Sudeept Maiti, Associate at EMBAQ India, presented some of the work along working with private developers on promoting non motorized transport and accessibility and showcased EMBARQ’s work with two private developments – Adarsh Palm Retreat, Bangalore, and Godrej Garden City, Ahmedabad. He showed that private developers are willing to incorporate NMT principals into their design.

Navdeep Asija presented the details of the award-winning Fazilka Ecocab service that has transformed cycle rickshaw services by bringing them under a cohesive brand and introducing dial-a-rickshaw services in the town of Fazilka. The success of this project has led to its replication in other towns in Punjab. These services could be replicated in the many large gated communities in Gurgaon, and could be used as a feeder to the Metro. In 2011, this project was named the best innovative transport project by the Ministry of Urban Development.

The last session of the workshop was a panel discussion on the way forward for non motorised transport initiatives in Gurgaon. Sarika Panda Bhatt of EMBARQ India made a background presentation on the current status of non-motorised transport in Grugaon, highlighting key statistics like average trip lengths, speeds and mode shares.

Anvita Arora from iTrans stated that there is a lack of capacity in planning and designing urban streets, focussing on carriageways rather than pedestrian paths.

Nisha Singh talked of the disconnect amongst elected representatives with regard to the demand for non-motorised transport, the skewed perceptions and aspirations of people, and the uneven distribution priority of road space.

Latika Thukral from IMGurgaon talked of the sizeable number of non-motorised transport users, and the need to provide adequate infrastructure for them, as well as the need for an official agency focused on non-motorised transport projects in Gurgaon.

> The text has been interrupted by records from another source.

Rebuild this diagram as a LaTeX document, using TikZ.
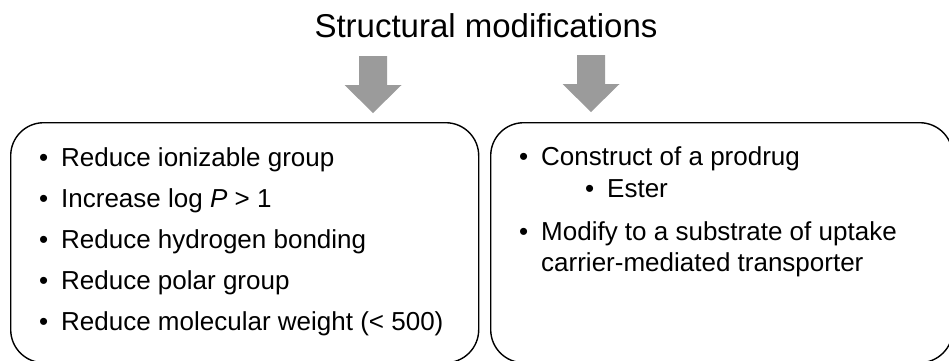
\documentclass[tikz,border=0pt]{standalone}
\usepackage{fontspec}
\setmainfont{Liberation Sans}
\usetikzlibrary{positioning}

\definecolor{arrowgray}{RGB}{155,155,155}
\tikzset{
    panel/.style={draw, line width=1.4pt, rounded corners=33pt, inner sep=0pt, anchor=north west},
    item/.style={anchor=base west, inner sep=0pt, font=\fontsize{26}{31}\selectfont},
    fatarrow/.pic={\fill[arrowgray] (-14,0) -- (14,0) -- (14,29) -- (28.5,29) -- (0,57) -- (-28.5,29) -- (-14,29) -- cycle;}
}

\begin{document}
\begin{tikzpicture}[x=1pt, y=-1pt]
    \useasboundingbox (0,0) rectangle (949,360); % page size
    \node[anchor=base, inner sep=0pt, font=\fontsize{33}{40}\selectfont] (title) at (486,37) {Structural modifications};
    \pic (larrow) at (373,56) {fatarrow};
    \pic (rarrow) at (591,55) {fatarrow};
    \node[panel, minimum width=468pt, minimum height=240pt] (lbox) at (10,122) {};
    \node[panel, minimum width=462pt, minimum height=240pt] (rbox) at (490,122) {};
    % left list
    \foreach \txt [count=\i, evaluate=\i as \yy using 125+41*\i] in
        {Reduce ionizable group, Increase log \textit{P} > 1, Reduce hydrogen bonding,
         Reduce polar group, Reduce molecular weight (< 500)} {
        \node[item] (lb\i) at (39,\yy) {•};
        \node[item] (l\i) at (61,\yy) {\txt};
    }
    % right list
    \node[item] (rb1) at (519,165) {•};
    \node[item] (r1) at (541,165) {Construct of a prodrug};
    \node[item] (rb2) at (585,197) {•};
    \node[item] (r2) at (607,197) {Ester};
    \node[item] (rb3) at (519,240) {•};
    \node[item] (r3) at (541,240) {Modify to a substrate of uptake};
    \node[item] (r4) at (541,271) {carrier-mediated transporter};
\end{tikzpicture}
\end{document}
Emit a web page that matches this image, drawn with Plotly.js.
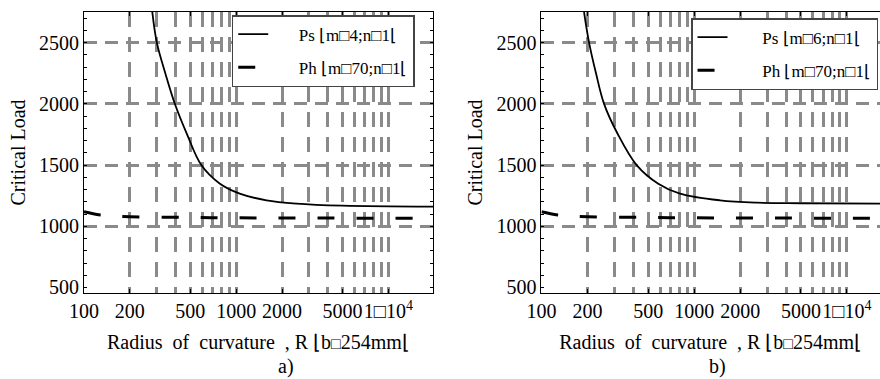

Prabhat Agarwal (Aravali Scholars) mentioned the need for projects approved by the Public Works Department (PWD) to include non-motorised transport networks, and the required policies and guidelines to be set in place by the central government advising cities and local areas to implement the same.

In conclusion, the participants at the workshop agreed that necessary steps need to be taken to ensure safe, secure and non-motorised transport friendly streets, with reduced focused on developing infrastructure for private modes. All buildings should have primary access for cyclists and pedestrians, and the height of compound walls should be restricted to eye-level to allow for safety on the streets. Additionally, the Fazilka Ecocab service model could be replicated in Gurgaon to help with mobility within large townships, and provide the much-needed feeder service to the Metro stations.